- _Instructions for the task_: Write out each line word for word. Drop pictures.
════════════════
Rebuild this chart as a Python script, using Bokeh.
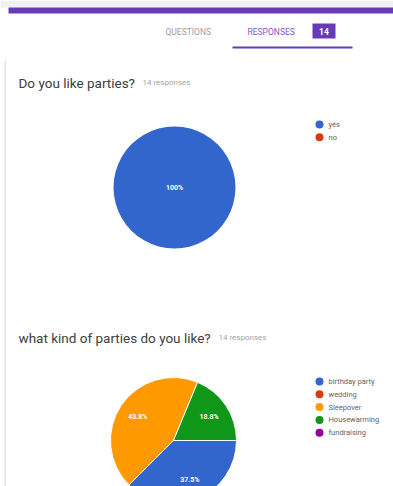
import math
from bokeh.plotting import figure
from bokeh.models import Range1d, ColumnDataSource
from bokeh.core.properties import value
from bokeh.embed import file_html
from bokeh.resources import INLINE

# ---- data ----
q1_title = "Do you like parties?"
q1_categories = ["yes", "no"]
q1_counts = [14, 0]
q1_responses = "14 responses"

q2_title = "what kind of parties do you like?"
q2_categories = ["birthday party", "wedding", "Sleepover", "Housewarming", "fundraising"]
q2_counts = [6, 0, 7, 3, 0]
q2_responses = "14 responses"

colors = ["#3366cc", "#dc3912", "#ff9900", "#109618", "#990099"]
tab_labels = ["QUESTIONS", "RESPONSES"]
badge_count = "14"

W, H = 393, 486
FONT = "Roboto"


def X(rx):
    return rx


def Y(ry):
    return H - ry


p = figure(width=W, height=H, x_range=Range1d(0, W), y_range=Range1d(0, H),
           output_backend="svg", toolbar_location=None, min_border=0)
p.axis.visible = False
p.grid.visible = False
p.outline_line_color = None
p.background_fill_color = "white"
p.border_fill_color = "white"

# page chrome
p.quad(left=[0], right=[W], top=[Y(0)], bottom=[Y(7)],
       fill_color="#f1f1f3", line_color=None)
p.quad(left=[X(8)], right=[W], top=[Y(7)], bottom=[Y(13)],
       fill_color="#673ab7", line_color=None)
p.quad(left=[X(4)], right=[X(5.5)], top=[Y(60)], bottom=[0],
       fill_color="#e3e3e6", line_color=None)
p.text(x=[X(165), X(247)], y=[Y(31), Y(31)], text=tab_labels,
       text_font=value(FONT), text_font_size="8.5px", text_baseline="middle",
       text_color=["#9aa0a6", "#7e57c2"])
p.quad(left=[X(312)], right=[X(335)], top=[Y(23)], bottom=[Y(38)],
       fill_color="#673ab7", line_color=None)
p.text(x=[X(323.5)], y=[Y(30.5)], text=[badge_count], text_font=value(FONT),
       text_font_size="8.5px", text_baseline="middle", text_align="center",
       text_color="white", text_font_style="bold")
p.quad(left=[X(232)], right=[X(352)], top=[Y(46)], bottom=[Y(48)],
       fill_color="#673ab7", line_color=None)


def pie(categories, counts, cx, cy, r, title, responses, ty, resp_x, legend_y0):
    total = sum(counts)
    starts, ends, cols, lx, ly, labs = [], [], [], [], [], []
    a = 0.0
    for c, col in zip(counts, colors):
        span = 2 * math.pi * c / total
        if c > 0:
            full = c == total
            starts.append(a)
            ends.append(a - span if not full else a - (2 * math.pi - 1e-4))
            cols.append(col)
            if full:
                lx.append(X(cx)); ly.append(Y(cy))
            else:
                mid = a - span / 2
                lx.append(X(cx) + 0.68 * r * math.cos(mid))
                ly.append(Y(cy) + 0.68 * r * math.sin(mid))
            labs.append(f"{100 * c / total:.1f}%".replace(".0%", "%"))
        a -= span
    src = ColumnDataSource(dict(s=starts, e=ends, c=cols))
    single = len(starts) == 1
    p.wedge(x=X(cx), y=Y(cy), radius=r, start_angle="s", end_angle="e",
            direction="clock", fill_color="c",
            line_color=None if single else "white",
            line_width=1, source=src)
    p.text(x=lx, y=ly, text=labs, text_font=value(FONT), text_font_size="7px",
           text_align="center", text_baseline="middle", text_color="white",
           text_font_style="bold")
    # title
    p.text(x=[X(18)], y=[Y(ty)], text=[title], text_font=value(FONT),
           text_font_size="13.5px", text_baseline="middle", text_color="#3c4043")
    p.text(x=[X(resp_x)], y=[Y(ty)], text=[responses], text_font=value(FONT),
           text_font_size="8px", text_baseline="middle", text_color="#a0a4a8")
    # legend
    n = len(categories)
    ys = [Y(legend_y0 + 12.8 * i) for i in range(n)]
    p.scatter(x=[X(319)] * n, y=ys, size=8, fill_color=colors[:n], line_color=None)
    p.text(x=[X(328)] * n, y=ys, text=categories, text_font=value(FONT),
           text_font_size="7.5px", text_baseline="middle", text_color="#5f6368")


pie(q1_categories, q1_counts, 174, 187, 61, q1_title, q1_responses, 82, 142, 124)
pie(q2_categories, q2_counts, 173, 440, 63, q2_title, q2_responses, 337, 218, 381)

open("out.html", "w").write(file_html(p, INLINE))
════════════════
- _The completed task_:
Rebuild this chart as a Python script, using Bokeh.
import math
from bokeh.plotting import figure
from bokeh.models import Range1d, ColumnDataSource
from bokeh.core.properties import value
from bokeh.embed import file_html
from bokeh.resources import INLINE

# ---- data ----
q1_title = "Do you like parties?"
q1_categories = ["yes", "no"]
q1_counts = [14, 0]
q1_responses = "14 responses"

q2_title = "what kind of parties do you like?"
q2_categories = ["birthday party", "wedding", "Sleepover", "Housewarming", "fundraising"]
q2_counts = [6, 0, 7, 3, 0]
q2_responses = "14 responses"

colors = ["#3366cc", "#dc3912", "#ff9900", "#109618", "#990099"]
tab_labels = ["QUESTIONS", "RESPONSES"]
badge_count = "14"

W, H = 393, 486
FONT = "Roboto"


def X(rx):
    return rx


def Y(ry):
    return H - ry


p = figure(width=W, height=H, x_range=Range1d(0, W), y_range=Range1d(0, H),
           output_backend="svg", toolbar_location=None, min_border=0)
p.axis.visible = False
p.grid.visible = False
p.outline_line_color = None
p.background_fill_color = "white"
p.border_fill_color = "white"

# page chrome
p.quad(left=[0], right=[W], top=[Y(0)], bottom=[Y(7)],
       fill_color="#f1f1f3", line_color=None)
p.quad(left=[X(8)], right=[W], top=[Y(7)], bottom=[Y(13)],
       fill_color="#673ab7", line_color=None)
p.quad(left=[X(4)], right=[X(5.5)], top=[Y(60)], bottom=[0],
       fill_color="#e3e3e6", line_color=None)
p.text(x=[X(165), X(247)], y=[Y(31), Y(31)], text=tab_labels,
       text_font=value(FONT), text_font_size="8.5px", text_baseline="middle",
       text_color=["#9aa0a6", "#7e57c2"])
p.quad(left=[X(312)], right=[X(335)], top=[Y(23)], bottom=[Y(38)],
       fill_color="#673ab7", line_color=None)
p.text(x=[X(323.5)], y=[Y(30.5)], text=[badge_count], text_font=value(FONT),
       text_font_size="8.5px", text_baseline="middle", text_align="center",
       text_color="white", text_font_style="bold")
p.quad(left=[X(232)], right=[X(352)], top=[Y(46)], bottom=[Y(48)],
       fill_color="#673ab7", line_color=None)


def pie(categories, counts, cx, cy, r, title, responses, ty, resp_x, legend_y0):
    total = sum(counts)
    starts, ends, cols, lx, ly, labs = [], [], [], [], [], []
    a = 0.0
    for c, col in zip(counts, colors):
        span = 2 * math.pi * c / total
        if c > 0:
            full = c == total
            starts.append(a)
            ends.append(a - span if not full else a - (2 * math.pi - 1e-4))
            cols.append(col)
            if full:
                lx.append(X(cx)); ly.append(Y(cy))
            else:
                mid = a - span / 2
                lx.append(X(cx) + 0.68 * r * math.cos(mid))
                ly.append(Y(cy) + 0.68 * r * math.sin(mid))
            labs.append(f"{100 * c / total:.1f}%".replace(".0%", "%"))
        a -= span
    src = ColumnDataSource(dict(s=starts, e=ends, c=cols))
    single = len(starts) == 1
    p.wedge(x=X(cx), y=Y(cy), radius=r, start_angle="s", end_angle="e",
            direction="clock", fill_color="c",
            line_color=None if single else "white",
            line_width=1, source=src)
    p.text(x=lx, y=ly, text=labs, text_font=value(FONT), text_font_size="7px",
           text_align="center", text_baseline="middle", text_color="white",
           text_font_style="bold")
    # title
    p.text(x=[X(18)], y=[Y(ty)], text=[title], text_font=value(FONT),
           text_font_size="13.5px", text_baseline="middle", text_color="#3c4043")
    p.text(x=[X(resp_x)], y=[Y(ty)], text=[responses], text_font=value(FONT),
           text_font_size="8px", text_baseline="middle", text_color="#a0a4a8")
    # legend
    n = len(categories)
    ys = [Y(legend_y0 + 12.8 * i) for i in range(n)]
    p.scatter(x=[X(319)] * n, y=ys, size=8, fill_color=colors[:n], line_color=None)
    p.text(x=[X(328)] * n, y=ys, text=categories, text_font=value(FONT),
           text_font_size="7.5px", text_baseline="middle", text_color="#5f6368")


pie(q1_categories, q1_counts, 174, 187, 61, q1_title, q1_responses, 82, 142, 124)
pie(q2_categories, q2_counts, 173, 440, 63, q2_title, q2_responses, 337, 218, 381)

open("out.html", "w").write(file_html(p, INLINE))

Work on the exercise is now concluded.